A new wave of political violence in Spain was blamed on the Basque separatist group ETA after the assassination of a local politician and a car bomb explosion that injured at least one person. Those incidents followed the wounding of 10 others when another car bomb went off outside a Madrid department store last week. ETA called off its unilateral 14-month truce against the Spanish government last December. The murdered politician was a member of the Popular Party of Prime Minister Jos Maria Aznar, who has taken a hard-line stance against ETA.

Another terrorist bomb exploded aboard a crowded passenger train as it left Hyderabad, Pakistan, killing at least 10 people and wounding more than 30 others. There was no claim of responsibility and police said they had no suspects for the attack, one of more than a dozen in Pakistan so far this year.

Schools are to reopen today in Fiji, but the rebels behind the eight-week-old political crisis warned of new trouble if the composition of the new government doesn't suit them. Rebel leader George Speight still was holed up in the parliament, although he and his armed followers freed the last of their 31 hostages late last week. The rebels reject Army-appointed interim Prime Minister Laisenia Qarase, who could be named to new President Josefa Iloilo's new Cabinet as soon as today.

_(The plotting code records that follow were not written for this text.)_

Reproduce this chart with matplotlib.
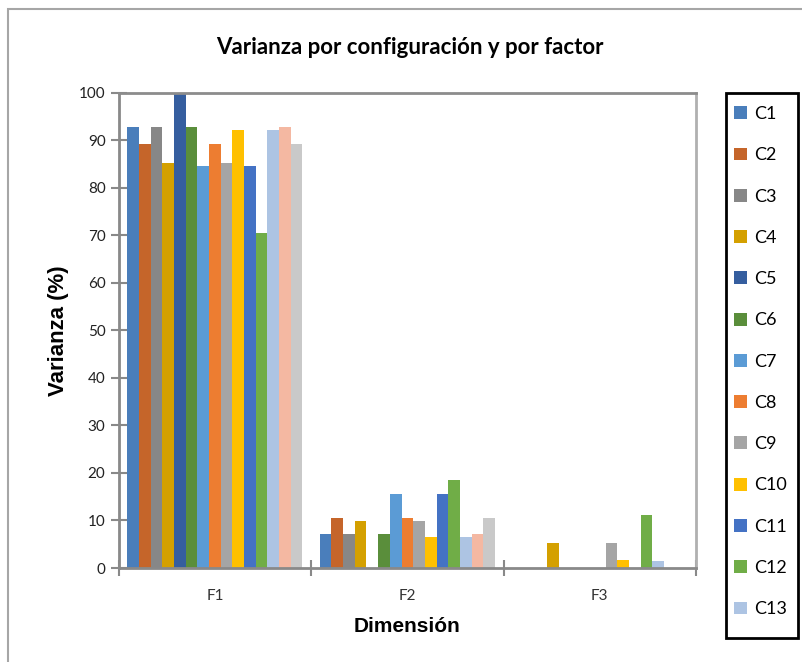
import numpy as np
import matplotlib.pyplot as plt
from matplotlib.patches import Rectangle, Patch

# ---- data ----
categories = ["F1", "F2", "F3"]
series = ["C1", "C2", "C3", "C4", "C5", "C6", "C7", "C8",
          "C9", "C10", "C11", "C12", "C13", "C14", "C15"]
f1_values = [92.8, 89.3, 92.8, 85.2, 100.0, 92.8, 84.6, 89.3,
             85.2, 92.2, 84.6, 70.4, 92.2, 92.8, 89.3]
f2_values = [7.2, 10.5, 7.2, 9.9, 0.0, 7.2, 15.6, 10.5,
             9.9, 6.5, 15.6, 18.5, 6.5, 7.2, 10.5]
f3_values = [0.0, 0.0, 0.0, 5.2, 0.0, 0.0, 0.0, 0.0,
             5.2, 1.7, 0.0, 11.1, 1.4, 0.0, 0.0]
colors = ["#4A7EBB", "#C5652A", "#878787", "#D4A000", "#355E9F",
          "#5A8E3B", "#5B9BD5", "#ED7D31", "#A5A5A5", "#FFC000",
          "#4472C4", "#70AD47", "#ADC4E3", "#F4B8A2", "#C9C9C9"]
legend_count = 13  # the legend box in the original only shows C1..C13

W, H = 803, 662
fig = plt.figure(figsize=(W / 100, H / 100), dpi=100)

# outer chart border (right and bottom edges run off the picture)
fig.patches.append(Rectangle((8 / W, -0.05), 1.0, 1 - 9 / H + 0.05,
                             transform=fig.transFigure, fill=False,
                             edgecolor="#a6a6a6", linewidth=1.5))

ax_l, ax_r, ax_t, ax_b = 118.7, 696, 92.7, 568
ax = fig.add_axes([ax_l / W, 1 - ax_b / H, (ax_r - ax_l) / W, (ax_b - ax_t) / H])

values = np.array([f1_values, f2_values, f3_values])  # (cat, series)
n = len(series)
width = 0.91 / n
x = np.arange(len(categories))
for i, (name, color) in enumerate(zip(series, colors)):
    ax.bar(x + (i - (n - 1) / 2) * width, values[:, i], width=width,
           color=color, label=name, linewidth=0)

ax.set_xlim(-0.5, 2.5)
ax.set_ylim(0, 100)
ax.set_yticks(np.arange(0, 101, 10))
ax.set_xticks(x)
ax.set_xticklabels(categories)
ax.set_xticks([-0.5, 0.5, 1.5, 2.5], minor=True)
ax.tick_params(axis="x", which="major", length=0, pad=15,
               labelsize=11, colors="#333333")
ax.tick_params(axis="x", which="minor", direction="inout", length=11,
               width=1.5, color="#898989")
ax.tick_params(axis="y", direction="inout", length=11, width=1.5,
               color="#898989", labelsize=11, pad=4, labelcolor="#222222")
for lab in ax.get_xticklabels() + ax.get_yticklabels():
    lab.set_fontfamily("Lato")

for side in ["left", "bottom"]:
    ax.spines[side].set_color("#898989")
    ax.spines[side].set_linewidth(2)
ax.spines["top"].set_color("#8c8c8c")
ax.spines["top"].set_linewidth(2)
ax.spines["right"].set_color("#b0b0b0")
ax.spines["right"].set_linewidth(2)

ax.set_ylabel("Varianza (%)", fontsize=16, fontweight="bold",
              family="Liberation Sans", labelpad=7)
ax.set_xlabel("Dimensión", fontsize=15, fontweight="bold",
              family="Liberation Sans", labelpad=10)

fig.text(410 / W, 1 - 47 / H, "Varianza por configuración y por factor",
         ha="center", va="center", fontsize=16, fontweight="bold",
         family="Lato")

# legend: entries without frame, frame drawn separately at its own size
handles = [Patch(facecolor=c, edgecolor="none") for c in colors[:legend_count]]
leg = fig.legend(handles, series[:legend_count], loc="upper left",
                 bbox_to_anchor=(734 / W, 1 - 106 / H),
                 frameon=False, prop={"family": "Lato", "size": 13},
                 handlelength=0.72, handleheight=0.72, handletextpad=0.4,
                 labelspacing=1.40, borderpad=0, borderaxespad=0)
fig.patches.append(Rectangle((725.7 / W, 1 - 638 / H), 72 / W, (638 - 93.3) / H,
                             transform=fig.transFigure, fill=False,
                             edgecolor="black", linewidth=2))

fig.savefig("out.png", dpi=100)
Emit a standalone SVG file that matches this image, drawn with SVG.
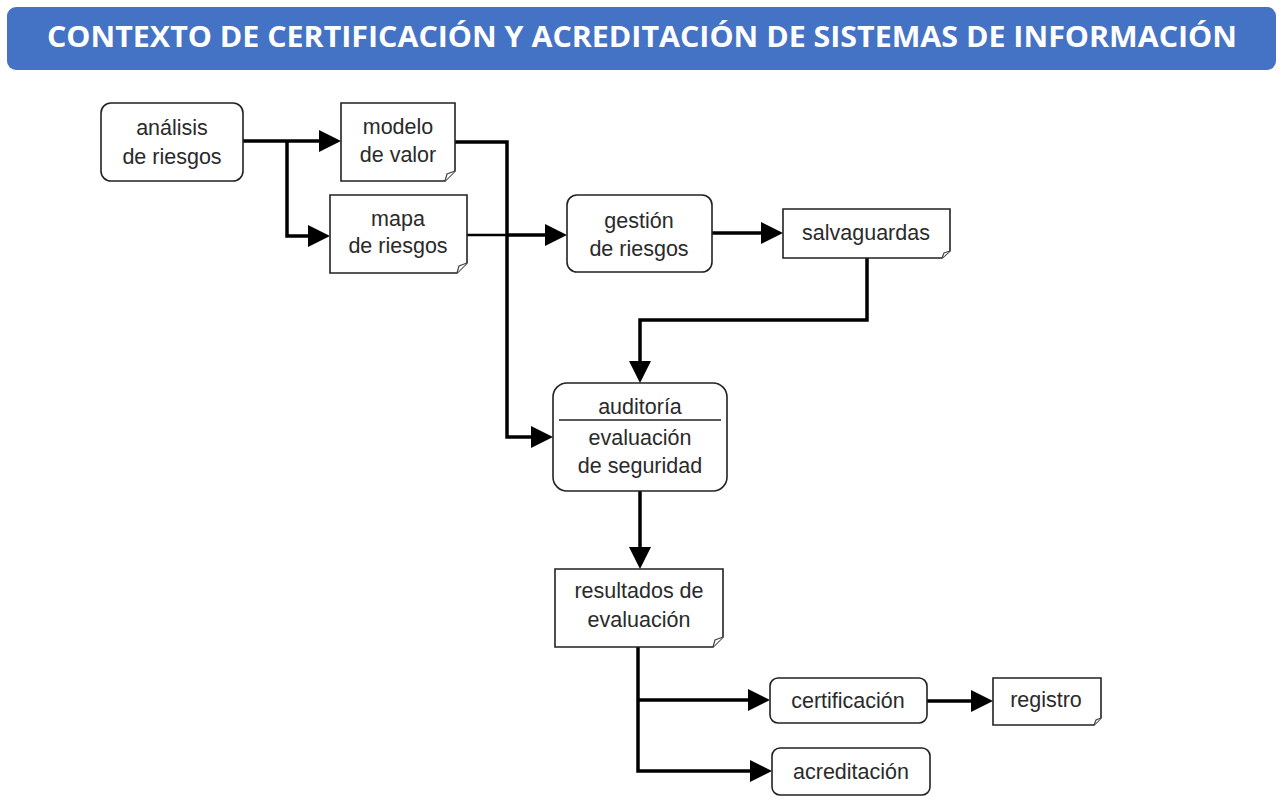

Expo 2000, the world's fair in Hanover, Germany, will fall well short of its target of 40 million paid admissions, its chairman acknowledged. Birgit Breuel reversed herself after weeks of defending the prediction against critics and said the German government would have to cover the fair's deficit. The event, staged at a cost of $1.6 billion, closes Oct. 31. Published reports said paid admissions are likely to top out at 25 million.